RAMSTEIN AIR BASE, Germany -- The 86th Vehicle Readiness Squadron implemented a new innovative brake testing system that saves time and ensures the safety of military and local national vehicles.

“The primary goal of our new brake testing system is to provide a means to show that we have safe braking systems on all of our vehicles before they leave the shop,” said Senior Airman Jacob Croushore, 86th VRS vehicle mechanic. “This new test allows us to do that in an efficient way and we get vehicles back to their units more quickly.”

Prior to acquiring the new brake testing system, it took approximately 30 minutes to test the brakes for one vehicle.

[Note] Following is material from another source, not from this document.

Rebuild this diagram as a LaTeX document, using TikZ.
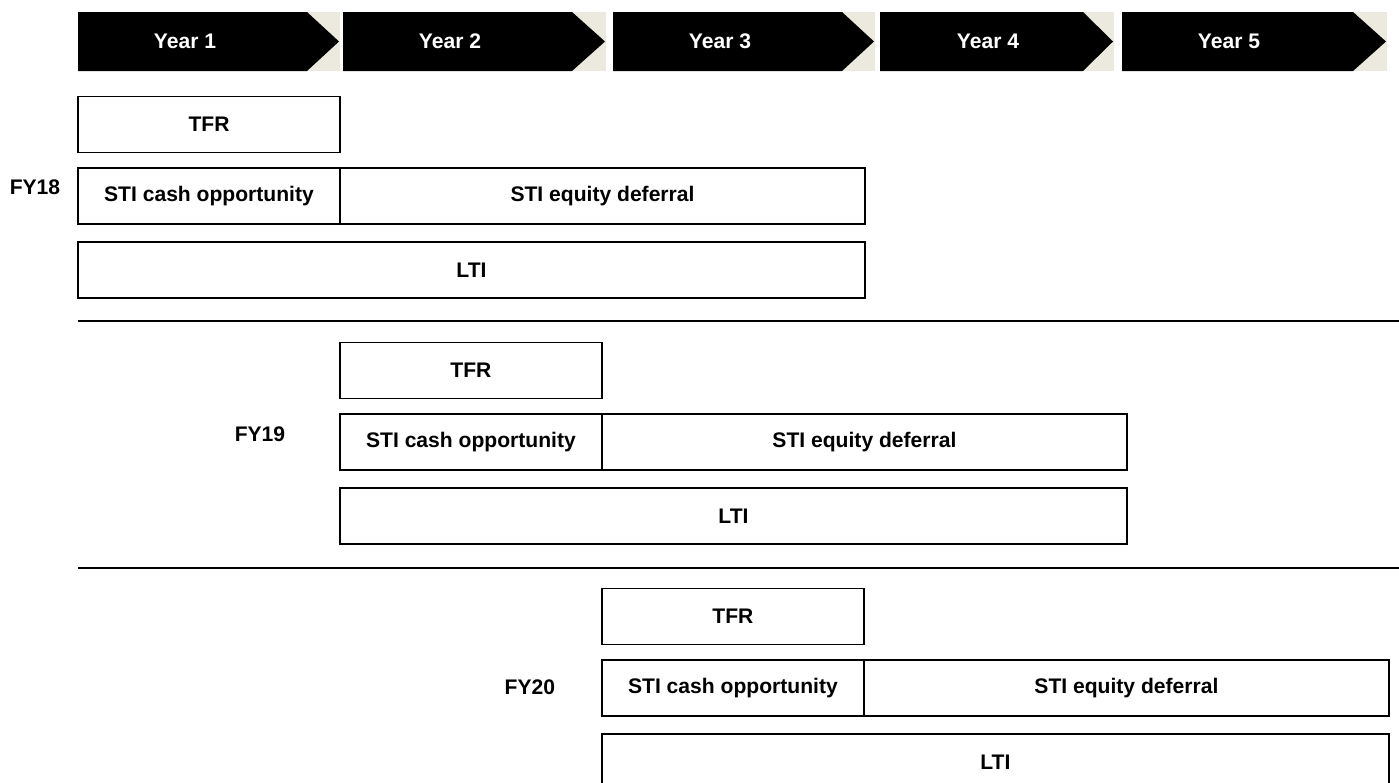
\documentclass[tikz,border=0pt]{standalone}
\usepackage{fontspec}
\setmainfont{Liberation Sans}
\usetikzlibrary{positioning}

\definecolor{tipbeige}{RGB}{236,233,223}

\tikzset{
  yearlbl/.style={text=white,font=\fontsize{12}{14}\selectfont\bfseries},
  paybox/.style={draw,line width=1pt,inner sep=0pt,outer sep=0pt,
    minimum height=1.12cm,font=\fontsize{12}{14}\selectfont\bfseries},
  fylbl/.style={font=\fontsize{12}{14}\selectfont\bfseries}
}

\begin{document}
\begin{tikzpicture}[x=0.02cm,y=-0.02cm]
  \useasboundingbox (0,0) rectangle (1399,782);
  % year chevrons: start / body end / tip / label centre
  \foreach \n/\s/\e/\t/\c in {1/78/307/339/185, 2/343/572/605/450,
      3/613/842/874/720, 4/880/1083/1113/988, 5/1122/1353/1386/1229}{
    \fill[tipbeige] (\e,12) rectangle (\t+1,71);
    \fill[black] (\s,12) -- (\e,12) -- (\t,41.5) -- (\e,71) -- (\s,71) -- cycle;
    \node[yearlbl] (year\n) at (\c,41.5) {Year \n};
  }
  % FY18
  \begin{scope}
    \node[paybox,minimum width=5.24cm] (tfr18) at (209,124.5) {TFR};
    \node[paybox,minimum width=5.24cm] (cash18) at (209,196) {STI cash opportunity};
    \node[paybox,minimum width=10.5cm] (defer18) at (602.5,196) {STI equity deferral};
    \node[paybox,minimum width=15.74cm] (lti18) at (471.5,270) {LTI};
    \node[fylbl] (fy18) at (35,187) {FY18};
  \end{scope}
  \draw[line width=1pt] (78,321) -- (1399,321);
  % FY19
  \begin{scope}[xshift=5.24cm,yshift=-4.92cm]
    \node[paybox,minimum width=5.24cm] (tfr19) at (209,124.5) {TFR};
    \node[paybox,minimum width=5.24cm] (cash19) at (209,196) {STI cash opportunity};
    \node[paybox,minimum width=10.5cm] (defer19) at (602.5,196) {STI equity deferral};
    \node[paybox,minimum width=15.74cm] (lti19) at (471.5,270) {LTI};
    \node[fylbl] (fy19) at (-2,188) {FY19};
  \end{scope}
  \draw[line width=1pt] (78,568) -- (1399,568);
  % FY20
  \begin{scope}[xshift=10.48cm,yshift=-9.84cm]
    \node[paybox,minimum width=5.24cm] (tfr20) at (209,124.5) {TFR};
    \node[paybox,minimum width=5.24cm] (cash20) at (209,196) {STI cash opportunity};
    \node[paybox,minimum width=10.5cm] (defer20) at (602.5,196) {STI equity deferral};
    \node[paybox,minimum width=15.74cm] (lti20) at (471.5,270) {LTI};
    \node[fylbl] (fy20) at (6,195) {FY20};
  \end{scope}
\end{tikzpicture}
\end{document}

The new system allows the 86th VRS to run a full brake diagnostic in less than five minutes.

“We used to have to drive all the vehicles to another location on Ramstein to test their brakes, sometimes delaying our task, but now we can stay in our shop,” said Challil Kessler, 86th VRS shop supervisor. “Our mechanics are more productive when we have the necessary tools available to them in house.”

With the extra time saved from this new innovation, Airmen are able to inspect more vehicles and complete additional tasks, ultimately allowing for shorter waiting periods for their customers.

“We’re allotted a certain amount of money each year for tools and equipment, so we requested funds for the new brake testing system, because we knew it would greatly benefit our shop and every squadron at Ramstein,” Croushore said.

The new system allows 86th VRS mechanics to test the shocks, wheel alignment; front, rear, and parking brakes of each vehicle, all in less than five minutes.

“This new system saves us about 25 minutes per vehicle, which reduces our labor overall, saving us around seven man-hours per week, 25 man-hours per month, and 300 man-hours annually,” Croushore said.

The new brake testing system is widely used throughout the Kaiserslautern Military Community.. All of the 86th VRS mechanics are trained on how to properly use the system as well as understand the diagnostics readings, which allows the 86th VRS to place Airmen in any auto shop, without having to retrain them on a multitude of tasks and equipment.

“This new brake testing system costs approximately $13,400, but with the amount of man-power it saves, and with our ability to quick-turn vehicles back to their squadrons, it pays for itself,” Kessler said.